┌──

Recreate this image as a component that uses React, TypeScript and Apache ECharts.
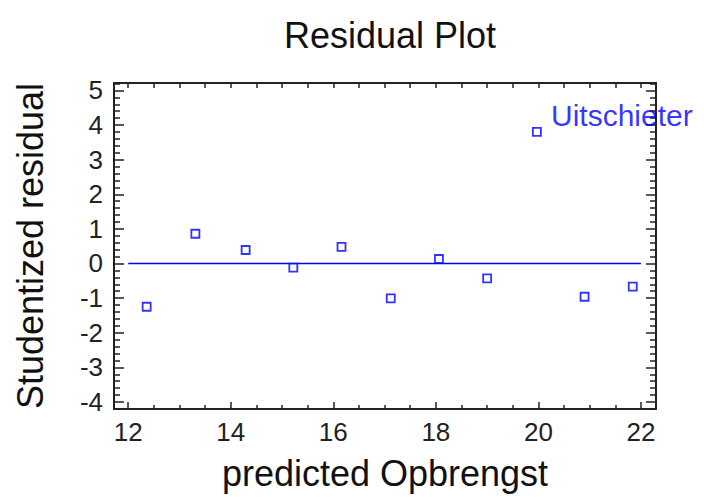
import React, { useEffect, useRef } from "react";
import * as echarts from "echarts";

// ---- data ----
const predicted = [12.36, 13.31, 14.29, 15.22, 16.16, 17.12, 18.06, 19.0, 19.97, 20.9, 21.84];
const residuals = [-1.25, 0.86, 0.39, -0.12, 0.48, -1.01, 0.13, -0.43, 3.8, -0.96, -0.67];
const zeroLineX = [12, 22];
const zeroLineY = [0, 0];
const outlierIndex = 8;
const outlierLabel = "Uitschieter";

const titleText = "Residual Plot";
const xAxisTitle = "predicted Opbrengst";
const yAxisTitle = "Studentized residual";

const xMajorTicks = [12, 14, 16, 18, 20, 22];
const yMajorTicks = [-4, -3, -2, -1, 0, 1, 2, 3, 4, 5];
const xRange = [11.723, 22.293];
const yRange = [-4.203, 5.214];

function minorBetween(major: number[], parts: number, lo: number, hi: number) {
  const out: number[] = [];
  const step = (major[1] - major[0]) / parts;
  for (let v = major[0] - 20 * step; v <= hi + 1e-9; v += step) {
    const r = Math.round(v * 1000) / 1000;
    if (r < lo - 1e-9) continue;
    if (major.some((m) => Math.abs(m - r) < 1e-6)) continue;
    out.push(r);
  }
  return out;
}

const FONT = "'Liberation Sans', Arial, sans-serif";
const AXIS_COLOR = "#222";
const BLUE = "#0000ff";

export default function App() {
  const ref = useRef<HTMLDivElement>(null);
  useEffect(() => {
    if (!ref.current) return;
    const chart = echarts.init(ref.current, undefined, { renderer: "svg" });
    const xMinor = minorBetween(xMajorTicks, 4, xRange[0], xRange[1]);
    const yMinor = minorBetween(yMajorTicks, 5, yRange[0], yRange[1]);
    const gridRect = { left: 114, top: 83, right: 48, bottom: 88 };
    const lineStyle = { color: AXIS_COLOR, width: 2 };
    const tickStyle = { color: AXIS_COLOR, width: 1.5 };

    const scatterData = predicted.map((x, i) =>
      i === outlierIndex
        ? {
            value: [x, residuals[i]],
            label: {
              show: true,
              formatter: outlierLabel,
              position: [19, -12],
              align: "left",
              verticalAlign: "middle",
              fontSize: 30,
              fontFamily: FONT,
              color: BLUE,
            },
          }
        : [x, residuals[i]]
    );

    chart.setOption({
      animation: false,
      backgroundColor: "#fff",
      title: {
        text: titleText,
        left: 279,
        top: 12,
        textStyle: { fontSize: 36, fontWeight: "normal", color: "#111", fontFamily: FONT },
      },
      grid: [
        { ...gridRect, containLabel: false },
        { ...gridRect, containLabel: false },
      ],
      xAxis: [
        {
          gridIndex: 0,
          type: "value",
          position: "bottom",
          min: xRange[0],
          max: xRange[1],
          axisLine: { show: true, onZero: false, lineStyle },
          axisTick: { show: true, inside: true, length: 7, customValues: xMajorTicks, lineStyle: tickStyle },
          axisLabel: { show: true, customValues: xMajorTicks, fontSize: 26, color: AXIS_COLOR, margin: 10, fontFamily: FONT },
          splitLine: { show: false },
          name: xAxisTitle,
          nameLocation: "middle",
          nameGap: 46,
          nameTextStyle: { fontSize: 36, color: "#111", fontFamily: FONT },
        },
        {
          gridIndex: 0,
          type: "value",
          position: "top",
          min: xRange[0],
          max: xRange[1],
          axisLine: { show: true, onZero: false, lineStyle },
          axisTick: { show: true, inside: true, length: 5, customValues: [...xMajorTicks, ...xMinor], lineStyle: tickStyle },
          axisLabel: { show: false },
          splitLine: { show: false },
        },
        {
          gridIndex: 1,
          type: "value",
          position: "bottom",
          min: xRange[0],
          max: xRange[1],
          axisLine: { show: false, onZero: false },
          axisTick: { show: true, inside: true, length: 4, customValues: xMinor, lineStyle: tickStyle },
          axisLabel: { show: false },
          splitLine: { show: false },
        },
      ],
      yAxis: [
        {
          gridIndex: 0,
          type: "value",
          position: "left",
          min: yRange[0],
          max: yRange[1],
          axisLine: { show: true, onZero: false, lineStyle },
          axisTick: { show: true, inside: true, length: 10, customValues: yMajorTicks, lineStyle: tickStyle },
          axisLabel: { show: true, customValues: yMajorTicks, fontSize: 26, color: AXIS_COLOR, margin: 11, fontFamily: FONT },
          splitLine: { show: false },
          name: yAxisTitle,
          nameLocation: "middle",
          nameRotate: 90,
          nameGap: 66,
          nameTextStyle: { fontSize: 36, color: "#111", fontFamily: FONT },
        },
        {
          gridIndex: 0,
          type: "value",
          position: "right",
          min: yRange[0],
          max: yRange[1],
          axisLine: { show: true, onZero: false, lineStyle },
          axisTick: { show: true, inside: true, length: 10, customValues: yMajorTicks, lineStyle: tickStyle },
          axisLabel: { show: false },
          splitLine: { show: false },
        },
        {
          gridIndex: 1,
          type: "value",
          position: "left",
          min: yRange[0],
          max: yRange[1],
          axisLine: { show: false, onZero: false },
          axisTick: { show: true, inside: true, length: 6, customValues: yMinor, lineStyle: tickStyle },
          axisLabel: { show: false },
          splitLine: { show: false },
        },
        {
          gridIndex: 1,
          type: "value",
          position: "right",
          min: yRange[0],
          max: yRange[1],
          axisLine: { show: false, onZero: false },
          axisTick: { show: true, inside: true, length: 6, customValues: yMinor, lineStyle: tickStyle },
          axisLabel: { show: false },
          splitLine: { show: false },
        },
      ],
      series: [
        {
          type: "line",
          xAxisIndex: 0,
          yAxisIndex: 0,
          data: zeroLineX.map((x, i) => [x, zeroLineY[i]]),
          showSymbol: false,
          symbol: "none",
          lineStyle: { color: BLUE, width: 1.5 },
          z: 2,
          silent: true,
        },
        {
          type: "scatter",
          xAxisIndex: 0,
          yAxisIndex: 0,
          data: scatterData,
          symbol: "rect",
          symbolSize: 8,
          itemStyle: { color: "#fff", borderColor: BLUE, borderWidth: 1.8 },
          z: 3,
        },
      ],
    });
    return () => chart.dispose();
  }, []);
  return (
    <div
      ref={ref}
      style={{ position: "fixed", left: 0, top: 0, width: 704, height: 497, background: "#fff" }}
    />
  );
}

└──

TASK TO COMPLETE:
Pictures stay out. Repeat only the lines from the beginning of the data through the line that has "import * as".

REPLY:
Recreate this image as a component that uses React, TypeScript and Apache ECharts.
import React, { useEffect, useRef } from "react";
import * as echarts from "echarts";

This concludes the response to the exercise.